• **REQUIRED TASK**
Transcribe the whole listing below without changing a word, but leave out every image.

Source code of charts
(begin)

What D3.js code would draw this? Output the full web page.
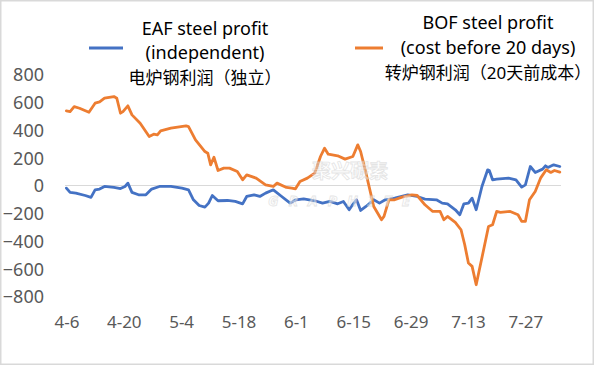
<!DOCTYPE html>
<html><head><meta charset="utf-8">
<script src="https://cdn.jsdelivr.net/npm/d3@7"></script>
<style>
html,body{margin:0;padding:0;background:#fff;}
svg{display:block;}
</style></head>
<body>
<script>
// ---- data (day offset from 4-6, value) ----
const xTickDays = [0, 14, 28, 42, 56, 70, 84, 98, 112];
const xTickLabels = ["4-6","4-20","5-4","5-18","6-1","6-15","6-29","7-13","7-27"];
const yTicks = [-800,-600,-400,-200,0,200,400,600,800];

const eafDays = [0,0.9,2.3,4.6,6,7,8.1,9.3,11.6,13.2,14.3,15,16,17.6,19.4,20.8,22.7,25.5,28.2,29.8,31,32.4,33.8,34.7,35.6,37,39.3,41.2,43,44,45.8,47.2,48.6,50.5,52.3,54.6,56,57.9,60.6,62.5,64.3,66.2,67.6,69,70,70.8,71.8,73.1,75,76.4,77.8,80.1,83.3,85.6,87.5,90.3,91.7,93,94.9,96,97,98.1,99,100,101.4,102.8,103.2,104,105,107.9,109.7,111.1,112,113.2,114.4,116.2,116.9,117.5,118.9,120.4];
const eafValues = [-19,-50,-55,-72,-86,-31,-26,-7,-14,-22,-7,17,-50,-67,-67,-26,-7,-7,-19,-31,-103,-144,-156,-127,-72,-110,-108,-115,-132,-79,-67,-79,-55,-31,-74,-127,-103,-96,-110,-127,-115,-132,-115,-175,-132,-103,-180,-151,-103,-127,-103,-91,-67,-79,-98,-103,-127,-132,-175,-211,-132,-127,-91,-175,-7,113,108,41,46,53,41,-12,5,137,94,118,142,130,149,137];

const bofDays = [0,0.9,1.9,3.2,5.5,7,8.1,9.3,11.6,12.3,13.2,13.8,15,16,18,20.2,21.3,22.2,23,25.5,29.2,29.8,31.5,33.8,34.5,35.2,36,37,38.4,39.8,41.7,43,44,46.3,48.6,50.5,51.4,53.7,55,55.9,57,58.8,60.6,62,63,63.9,66.2,68,69.9,71.1,71.8,73.1,75,76.9,77.5,78.7,80.1,81.9,84.3,85.6,87.5,89.4,91.2,92.1,93,94.9,96.3,97.2,98.1,99,100,100.6,101.9,103,104,105,105.9,108.3,110.2,111.1,112,113,114.4,115.7,117.1,118.2,119.1,120.4];
const bofValues = [538,533,569,557,528,593,602,629,641,629,521,533,574,509,449,353,370,365,394,413,430,425,329,245,233,149,204,108,125,125,101,41,77,53,5,-7,17,-14,-19,-24,29,53,89,209,269,226,214,190,209,293,245,89,-151,-247,-223,-103,-103,-84,-67,-72,-139,-187,-187,-247,-223,-266,-319,-427,-559,-583,-715,-631,-451,-295,-283,-187,-194,-187,-211,-259,-259,-103,-43,53,113,94,108,96];

const W = 594, H = 365;
const svg = d3.select("body").append("svg").attr("width", W).attr("height", H);

svg.append("rect").attr("x",0.75).attr("y",0.75).attr("width",W-1.5).attr("height",H-1.5)
  .attr("fill","#fff").attr("stroke","#d9d9d9").attr("stroke-width",1.5);

const x = d3.scaleLinear().domain([0,120.4]).range([66.4,559.8]);
const y = d3.scaleLinear().domain([-800,800]).range([296.5,74.5]);

const font = "'Noto Sans','Open Sans','Noto Sans CJK SC',sans-serif";

// y axis labels
const yAxis = d3.axisLeft(y).tickValues(yTicks).tickSize(0).tickPadding(0);
const gy = svg.append("g").attr("transform","translate(44,0)").call(yAxis);
gy.select(".domain").remove();
gy.selectAll("text").attr("font-family",font).attr("font-size",18).attr("fill","#595959").attr("dy","0.35em");

// x axis labels
const xAxis = d3.axisBottom(x).tickValues(xTickDays).tickFormat((d,i)=>xTickLabels[i]).tickSize(0).tickPadding(0);
const gx = svg.append("g").attr("transform","translate(0,316)").call(xAxis);
gx.select(".domain").remove();
gx.selectAll("text").attr("font-family",font).attr("font-size",17).attr("fill","#595959");

// zero line
svg.append("line").attr("x1",65).attr("x2",561).attr("y1",y(0)).attr("y2",y(0))
  .attr("stroke","#d9d9d9").attr("stroke-width",1);

const line = d3.line().x(d=>x(d[0])).y(d=>y(d[1])).curve(d3.curveLinear);
const eaf = eafDays.map((d,i)=>[d,eafValues[i]]);
const bof = bofDays.map((d,i)=>[d,bofValues[i]]);

svg.append("path").datum(eaf).attr("d",line).attr("fill","none")
  .attr("stroke","#4472C4").attr("stroke-width",2.8).attr("stroke-linejoin","round").attr("stroke-linecap","round");
svg.append("path").datum(bof).attr("d",line).attr("fill","none")
  .attr("stroke","#ED7D31").attr("stroke-width",2.8).attr("stroke-linejoin","round").attr("stroke-linecap","round");

// watermark
const wm = svg.append("g").attr("opacity",0.55);
wm.append("text").attr("x",312).attr("y",178).attr("font-family","'Noto Sans CJK SC',sans-serif")
  .attr("font-weight","bold").attr("font-size",19).attr("fill","#fff").attr("stroke","#cfcfcf").attr("stroke-width",0.8)
  .text("聚兴碳素");
wm.append("text").attr("x",268).attr("y",206).attr("font-family",font).attr("font-style","italic")
  .attr("font-weight","bold").attr("font-size",15).attr("fill","#fff").attr("stroke","#cfcfcf").attr("stroke-width",0.8)
  .attr("textLength",142).text("GRAPHITE");

// legend
svg.append("line").attr("x1",89).attr("x2",123).attr("y1",48).attr("y2",48)
  .attr("stroke","#4472C4").attr("stroke-width",3);
svg.append("line").attr("x1",355).attr("x2",383).attr("y1",48).attr("y2",48)
  .attr("stroke","#ED7D31").attr("stroke-width",3);

const legFont = "'Noto Sans','Noto Sans CJK SC',sans-serif";
const l1 = [["EAF steel profit",29,18],["(independent)",53,18],["电炉钢利润（独立）",78,17]];
l1.forEach(([t,yy,fs])=>svg.append("text").attr("x",205).attr("y",yy).attr("dy","0.35em")
  .attr("text-anchor","middle").attr("font-family",legFont).attr("font-size",fs).attr("fill","#000").text(t));
const l2 = [["BOF steel profit",23,18],["(cost before 20 days)",48,18],["转炉钢利润（20天前成本）",73,17]];
l2.forEach(([t,yy,fs])=>svg.append("text").attr("x",488).attr("y",yy).attr("dy","0.35em")
  .attr("text-anchor","middle").attr("font-family",legFont).attr("font-size",fs).attr("fill","#000").text(t));
</script>
</body></html>
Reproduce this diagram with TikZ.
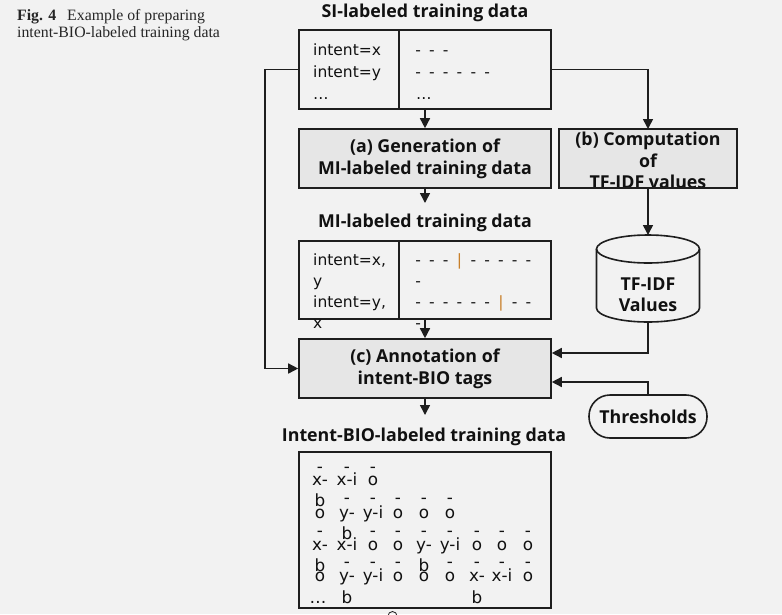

(end)

• **FINISHED EXERCISE**
What D3.js code would draw this? Output the full web page.
<!DOCTYPE html>
<html><head><meta charset="utf-8">
<script src="https://cdn.jsdelivr.net/npm/d3@7"></script>
<style>
html,body{margin:0;padding:0;background:#fff;}
svg{display:block;}
</style></head>
<body>
<script>
// ---- data (day offset from 4-6, value) ----
const xTickDays = [0, 14, 28, 42, 56, 70, 84, 98, 112];
const xTickLabels = ["4-6","4-20","5-4","5-18","6-1","6-15","6-29","7-13","7-27"];
const yTicks = [-800,-600,-400,-200,0,200,400,600,800];

const eafDays = [0,0.9,2.3,4.6,6,7,8.1,9.3,11.6,13.2,14.3,15,16,17.6,19.4,20.8,22.7,25.5,28.2,29.8,31,32.4,33.8,34.7,35.6,37,39.3,41.2,43,44,45.8,47.2,48.6,50.5,52.3,54.6,56,57.9,60.6,62.5,64.3,66.2,67.6,69,70,70.8,71.8,73.1,75,76.4,77.8,80.1,83.3,85.6,87.5,90.3,91.7,93,94.9,96,97,98.1,99,100,101.4,102.8,103.2,104,105,107.9,109.7,111.1,112,113.2,114.4,116.2,116.9,117.5,118.9,120.4];
const eafValues = [-19,-50,-55,-72,-86,-31,-26,-7,-14,-22,-7,17,-50,-67,-67,-26,-7,-7,-19,-31,-103,-144,-156,-127,-72,-110,-108,-115,-132,-79,-67,-79,-55,-31,-74,-127,-103,-96,-110,-127,-115,-132,-115,-175,-132,-103,-180,-151,-103,-127,-103,-91,-67,-79,-98,-103,-127,-132,-175,-211,-132,-127,-91,-175,-7,113,108,41,46,53,41,-12,5,137,94,118,142,130,149,137];

const bofDays = [0,0.9,1.9,3.2,5.5,7,8.1,9.3,11.6,12.3,13.2,13.8,15,16,18,20.2,21.3,22.2,23,25.5,29.2,29.8,31.5,33.8,34.5,35.2,36,37,38.4,39.8,41.7,43,44,46.3,48.6,50.5,51.4,53.7,55,55.9,57,58.8,60.6,62,63,63.9,66.2,68,69.9,71.1,71.8,73.1,75,76.9,77.5,78.7,80.1,81.9,84.3,85.6,87.5,89.4,91.2,92.1,93,94.9,96.3,97.2,98.1,99,100,100.6,101.9,103,104,105,105.9,108.3,110.2,111.1,112,113,114.4,115.7,117.1,118.2,119.1,120.4];
const bofValues = [538,533,569,557,528,593,602,629,641,629,521,533,574,509,449,353,370,365,394,413,430,425,329,245,233,149,204,108,125,125,101,41,77,53,5,-7,17,-14,-19,-24,29,53,89,209,269,226,214,190,209,293,245,89,-151,-247,-223,-103,-103,-84,-67,-72,-139,-187,-187,-247,-223,-266,-319,-427,-559,-583,-715,-631,-451,-295,-283,-187,-194,-187,-211,-259,-259,-103,-43,53,113,94,108,96];

const W = 594, H = 365;
const svg = d3.select("body").append("svg").attr("width", W).attr("height", H);

svg.append("rect").attr("x",0.75).attr("y",0.75).attr("width",W-1.5).attr("height",H-1.5)
  .attr("fill","#fff").attr("stroke","#d9d9d9").attr("stroke-width",1.5);

const x = d3.scaleLinear().domain([0,120.4]).range([66.4,559.8]);
const y = d3.scaleLinear().domain([-800,800]).range([296.5,74.5]);

const font = "'Noto Sans','Open Sans','Noto Sans CJK SC',sans-serif";

// y axis labels
const yAxis = d3.axisLeft(y).tickValues(yTicks).tickSize(0).tickPadding(0);
const gy = svg.append("g").attr("transform","translate(44,0)").call(yAxis);
gy.select(".domain").remove();
gy.selectAll("text").attr("font-family",font).attr("font-size",18).attr("fill","#595959").attr("dy","0.35em");

// x axis labels
const xAxis = d3.axisBottom(x).tickValues(xTickDays).tickFormat((d,i)=>xTickLabels[i]).tickSize(0).tickPadding(0);
const gx = svg.append("g").attr("transform","translate(0,316)").call(xAxis);
gx.select(".domain").remove();
gx.selectAll("text").attr("font-family",font).attr("font-size",17).attr("fill","#595959");

// zero line
svg.append("line").attr("x1",65).attr("x2",561).attr("y1",y(0)).attr("y2",y(0))
  .attr("stroke","#d9d9d9").attr("stroke-width",1);

const line = d3.line().x(d=>x(d[0])).y(d=>y(d[1])).curve(d3.curveLinear);
const eaf = eafDays.map((d,i)=>[d,eafValues[i]]);
const bof = bofDays.map((d,i)=>[d,bofValues[i]]);

svg.append("path").datum(eaf).attr("d",line).attr("fill","none")
  .attr("stroke","#4472C4").attr("stroke-width",2.8).attr("stroke-linejoin","round").attr("stroke-linecap","round");
svg.append("path").datum(bof).attr("d",line).attr("fill","none")
  .attr("stroke","#ED7D31").attr("stroke-width",2.8).attr("stroke-linejoin","round").attr("stroke-linecap","round");

// watermark
const wm = svg.append("g").attr("opacity",0.55);
wm.append("text").attr("x",312).attr("y",178).attr("font-family","'Noto Sans CJK SC',sans-serif")
  .attr("font-weight","bold").attr("font-size",19).attr("fill","#fff").attr("stroke","#cfcfcf").attr("stroke-width",0.8)
  .text("聚兴碳素");
wm.append("text").attr("x",268).attr("y",206).attr("font-family",font).attr("font-style","italic")
  .attr("font-weight","bold").attr("font-size",15).attr("fill","#fff").attr("stroke","#cfcfcf").attr("stroke-width",0.8)
  .attr("textLength",142).text("GRAPHITE");

// legend
svg.append("line").attr("x1",89).attr("x2",123).attr("y1",48).attr("y2",48)
  .attr("stroke","#4472C4").attr("stroke-width",3);
svg.append("line").attr("x1",355).attr("x2",383).attr("y1",48).attr("y2",48)
  .attr("stroke","#ED7D31").attr("stroke-width",3);

const legFont = "'Noto Sans','Noto Sans CJK SC',sans-serif";
const l1 = [["EAF steel profit",29,18],["(independent)",53,18],["电炉钢利润（独立）",78,17]];
l1.forEach(([t,yy,fs])=>svg.append("text").attr("x",205).attr("y",yy).attr("dy","0.35em")
  .attr("text-anchor","middle").attr("font-family",legFont).attr("font-size",fs).attr("fill","#000").text(t));
const l2 = [["BOF steel profit",23,18],["(cost before 20 days)",48,18],["转炉钢利润（20天前成本）",73,17]];
l2.forEach(([t,yy,fs])=>svg.append("text").attr("x",488).attr("y",yy).attr("dy","0.35em")
  .attr("text-anchor","middle").attr("font-family",legFont).attr("font-size",fs).attr("fill","#000").text(t));
</script>
</body></html>
Reproduce this diagram with TikZ.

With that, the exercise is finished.